Öffentlicher Schlagabtausch

Vor etwas mehr als einem Jahr versuchte Funke, "Krone"-Herausgeber Christoph Dichand loszuwerden und führte angeblich falsche Spesenabrechnungen ins Feld. Die Verlegerfamilie bezeichnete Funke damals als "lästigen Gesellschafter", Christoph Dichand ist bis heute Herausgeber. Anfang dieses Jahres meldete Funke überraschend die alleinige Kontrolle über die "Kronen Zeitung" bei den Kartellbehörden an. Dabei bediente man sich einem Taschenspielertrick: Nach dem Tod von "Krone"-Gründer Hans Dichand wurden seine Anteile an der Zeitung zu gleichen Teilen aufgeteilt. Bedacht wurden seine Frau Helga sowie die drei Kinder Michael, Johanna und Christoph. Diese vier halten seither 12,5 Prozent der "Krone"-Anteile, die restlichen 50 Prozent wie beschrieben die Funke-Gruppe über ihre Tochter WAZ Ausland Holding. Funke argumentierte, dass sich laut Gesellschaftervertrag die Stimmrechte nur nach ganzen Prozentpunkten berechnen würden. Die vier Mal 0,5 Prozentpunkte würden damit wertlos und Dichands Erben nur noch die Macht über 48 Prozent der Stimmrechte verfügen. 

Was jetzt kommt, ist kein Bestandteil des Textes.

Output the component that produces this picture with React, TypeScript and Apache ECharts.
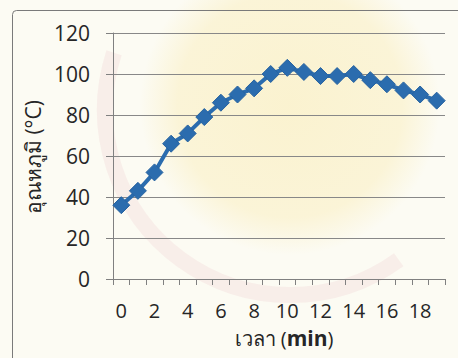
import React, { useEffect, useRef } from "react";
import * as echarts from "echarts";

// Temperature readings taken once a minute
const minutes: string[] = [
  "0", "1", "2", "3", "4", "5", "6", "7", "8", "9",
  "10", "11", "12", "13", "14", "15", "16", "17", "18", "19",
];
const temperature: number[] = [
  36, 43, 52, 66, 71, 79, 86, 90, 93, 100,
  103, 101, 99, 99, 100, 97, 95, 92, 90, 87,
];
const yTitle = "อุณหภูมิ (°C)";
const xTitleThai = "เวลา (";
const xTitleUnit = "min";

const FONT = "'Open Sans', 'Noto Sans', 'DejaVu Sans', sans-serif";
const INK = "#262626";
const BLUE = "#2b6cae";

export default function App() {
  const ref = useRef<HTMLDivElement>(null);

  useEffect(() => {
    if (!ref.current) return;
    const chart = echarts.init(ref.current, undefined, { renderer: "svg" });
    chart.setOption({
      animation: false,
      backgroundColor: "#fcfbf3",
      grid: { left: 113, right: 13, top: 33, bottom: 79 },
      xAxis: {
        type: "category",
        data: minutes,
        boundaryGap: true,
        axisLine: { show: true, lineStyle: { color: "#808080", width: 1 } },
        axisTick: { show: true, interval: 0, length: 6, lineStyle: { color: "#808080" } },
        axisLabel: {
          interval: 1,
          margin: 21,
          color: INK,
          fontFamily: FONT,
          fontSize: 20,
        },
        splitLine: { show: false },
      },
      yAxis: {
        type: "value",
        min: 0,
        max: 120,
        interval: 20,
        axisLine: { show: true, lineStyle: { color: "#808080", width: 1 } },
        axisTick: { show: true, length: 7, lineStyle: { color: "#808080" } },
        axisLabel: {
          margin: 23,
          color: INK,
          fontFamily: FONT,
          fontSize: 21,
        },
        splitLine: { show: true, lineStyle: { color: "#888888", width: 1.2 } },
      },
      series: [
        {
          type: "line",
          data: temperature,
          symbol: "diamond",
          symbolSize: 17,
          showSymbol: true,
          showAllSymbol: true,
          lineStyle: { color: BLUE, width: 4 },
          itemStyle: { color: BLUE, borderColor: "#2763a0", borderWidth: 1 },
          z: 5,
        },
      ],
      graphic: [
        // faint emblem tint behind the plot
        {
          type: "circle",
          shape: { cx: 290, cy: 105, r: 150 },
          style: {
            fill: {
              type: "radial",
              x: 0.5,
              y: 0.5,
              r: 0.5,
              colorStops: [
                { offset: 0, color: "rgba(248, 228, 150, 0.38)" },
                { offset: 0.75, color: "rgba(248, 228, 150, 0.30)" },
                { offset: 1, color: "rgba(248, 228, 150, 0)" },
              ],
            },
          },
          silent: true,
          z: -10,
        },
        {
          type: "arc",
          shape: { cx: 290, cy: 110, r: 185, startAngle: Math.PI * 0.3, endAngle: Math.PI * 1.1 },
          style: { stroke: "rgba(225, 150, 165, 0.12)", lineWidth: 16, fill: "none" },
          silent: true,
          z: -10,
        },
        {
          type: "rect",
          shape: { x: 12.5, y: 10.5, width: 520, height: 420, r: 4 },
          style: { fill: "none", stroke: "#7a7a7a", lineWidth: 1 },
          silent: true,
        },
        {
          type: "text",
          x: 33,
          y: 157,
          rotation: Math.PI / 2,
          style: {
            text: yTitle,
            fill: INK,
            font: `21px ${FONT}`,
            textAlign: "center",
            textVerticalAlign: "middle",
          },
        },
        {
          type: "text",
          x: 284,
          y: 338,
          style: {
            text: `{a|${xTitleThai}}{b|${xTitleUnit}}{a|)}`,
            textAlign: "center",
            textVerticalAlign: "middle",
            rich: {
              a: { fontSize: 20, fontFamily: FONT, fill: INK, color: INK },
              b: { fontSize: 21, fontFamily: FONT, fontWeight: "bold", fill: INK, color: INK },
            },
          },
        },
      ],
    });
    return () => chart.dispose();
  }, []);

  return (
    <div
      ref={ref}
      style={{ position: "fixed", left: 0, top: 0, width: 458, height: 358 }}
    />
  );
}
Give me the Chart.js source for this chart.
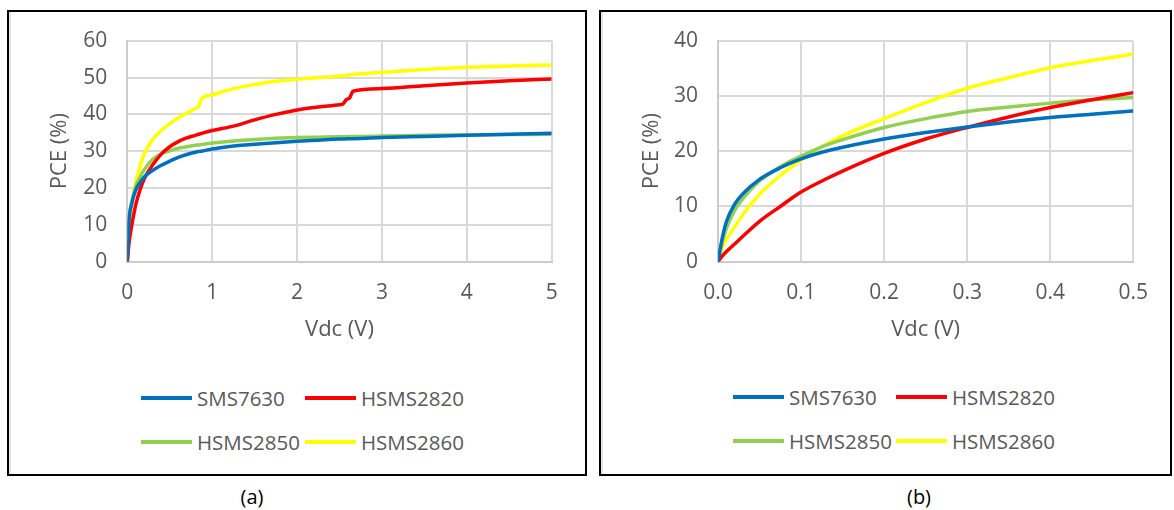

Christoph Dichand kritisierte dieses Vorgehen als "kaltblütige Enteignung". Wie Funke am Montag jedoch mitgeteilt hat, hat das Bundeskartellamt die angemeldete Erlangung der Mehrheit an den "Krone"-Gesellschaften im Februar bestätigt und freigegeben. Das Problem: Bei der österreichischen Bundeswettbewerbsbehörde ist man sich da nicht so sicher und hat die Sache nun dem Kartellgericht vorgelegt. Auch hier steht eine Entscheidung noch aus. Bei Funke ist man aber offenbar optimistisch, dass die Gerichte zu Gunsten des Verlags entscheiden werden. "Sobald die bereits erfolgte Erlangung der Stimmenmehrheit [...] auch in Österreich kartellrechtlich genehmigt beziehungsweise nicht untersagt wird, streben die Gesellschafter den weiteren Ausbau ihrer heute schon vorhandenen Stimmenmehrheit an", heißt es von Funke und Signa. Für den Fall, dass die Vorrechte der Dichands doch noch fallen, ist es außerdem sehr wahrscheinlich, dass Signa die restlichen Funke-Anteile an "Krone" und "Kurier" übernimmt. Bis es soweit ist, dürften sich aber wohl noch viele Anwälte lange mit der Sache befassen. Ein schnelles Ende im langjährigen Rechtsstreit ist jedenfalls nicht abzusehen.